A successful venture manages its business well, continues to expand beyond geographical and technological boundaries. At first, the business chooses to get listed in a stock market (often over-the-counter) with an IPO to go public.
Listing shares on a stock market invites investors and helps a company grow with its vision. Often with the large companies, the share prices go beyond a certain point where only corporate investors can manage trading and average investors get shrugged off for a too-high share price.
The best-experienced tactic at that point to bring the share prices under control is to split the stocks. While controlling the share price and increasing liquidity are the prime reasons for a common split stock, there can be other factors involved too such as compliance with local regulations.
In general, a stock split is often considered a harmless decision to equity shareholders, but the implications can be traced only if the true purpose is known.
The analysis of a stock split depends on the form it takes, either a forward stock split or a reverse stock split. In a forward stock split, the company issue new shares in ratio to the base shares, and in a reverse stock split the company reduces the number of outstanding shares.
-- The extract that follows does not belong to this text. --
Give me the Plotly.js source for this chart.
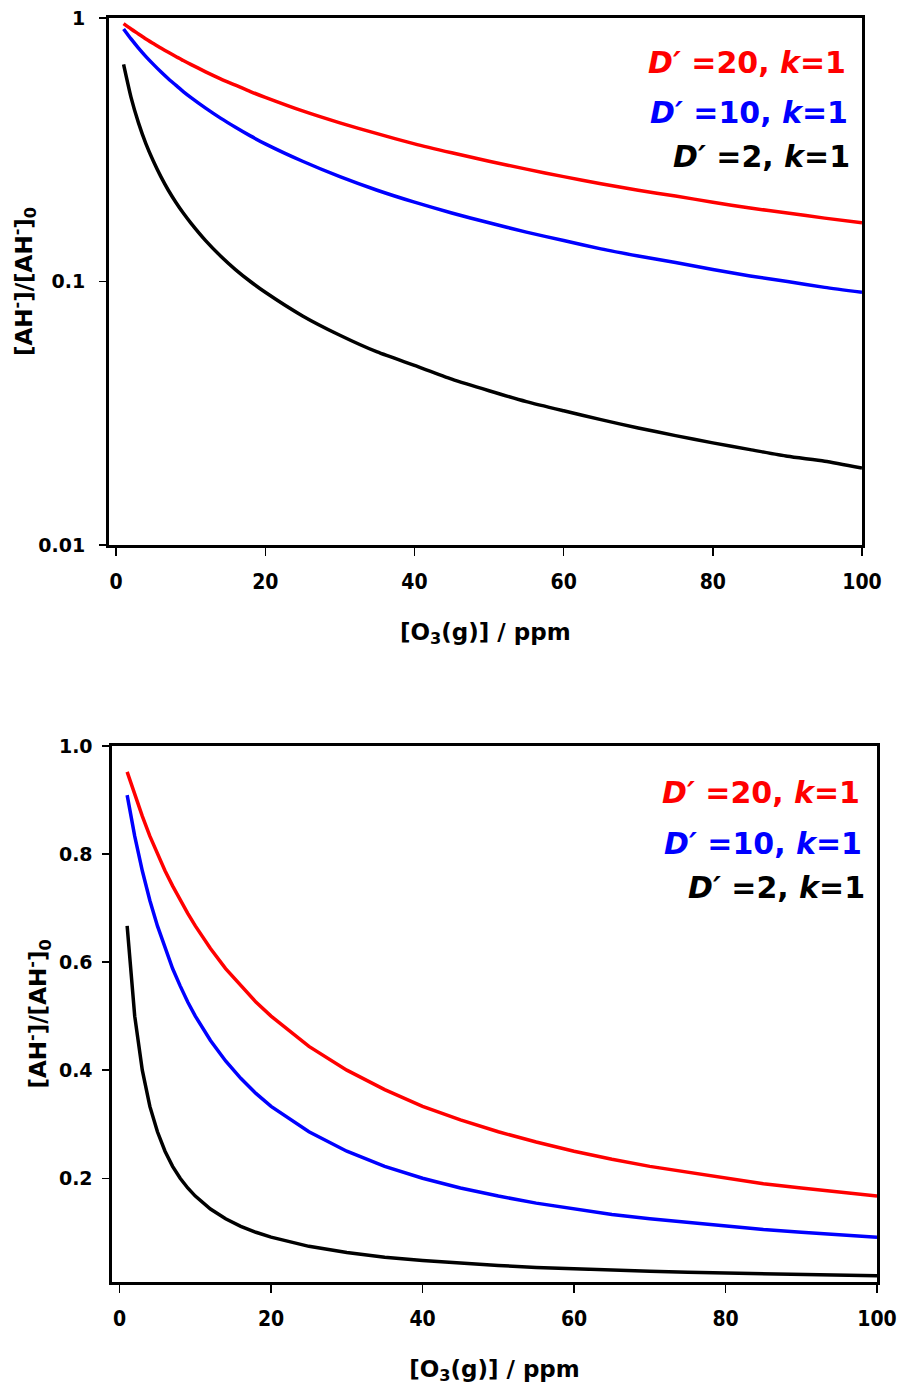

Implications of a Stock Split:
For equity shareholders, the stock split does not affect their shareholding ratio. Their total net worth remains the same after a stock split.
The tax implications are also neutral as there is no additional gain with new shares addition. For corporate investors and other stakeholders, the stock split comes with a positive signal of increased liquidity and confidence in the company performance.
From the company’s viewpoint, the stock split controls the share price that attracts more investors, increases the shares trading and liquidity for the company.
Stock market analysts and rating agencies value the signaling effects more than any indirect action about the company management, the share prices reflect on the stock markets quickly.
A stock split is often considered a powerful message of a strong share price (at the highest level) to the analysts and investors alike, which further boosts the stock performance in the long run.
Pros and Cons of a Stock Split:
In short, a stock split is a good omen for the company and its shareholders as it happens when the share prices reach a certain level, and that only happens when a company performs consistently well.
The market share price in an efficient economy is the true reflection of a company’s performance if it reaches a point where the BOD considers it be beyond retail investors that signal for strong company performance.
There are certain benefits with a stock split decision for which many listed companies opt for it:
- A stock split decreases the share price and makes it an attractive decision for retail investors
- Increased share trading increases the company liquidity
- The total market capitalization remains unaffected for the company
- Shareholders keep their percentage values and there are no tax implications for them either
- Stock market analysts and rating agencies take the decision as a positive signal that further strengthens the share price
There are a few downsides of a stock split often manageable:
- Stock Split is not a permanent solution for excessive share price for a company; many blue-chip firms have to do it time and again. Microsoft for example has performed a stock split as many as nine times since it’s IPO.
- Only tax implication for shareholders is on capital gains, increased shares may increase the tax burden in the long term.
- Shareholders may not be able to sell the additional shares quickly as any covenant may be attached with the stock split.
Largely for any corporation, a stock split is beneficial provided the action is performed by choice. In some cases, large public firms may by regulation be compelled to perform the stock split, which may not be perceived good publically.
Shareholders’ wealth remains unaffected; in fact, it increases in the long term as share prices generally increase after a stock split after an initial fall.
For the management, it’s an easy and innocuous method of controlling the market share price without damaging the company’s reputation.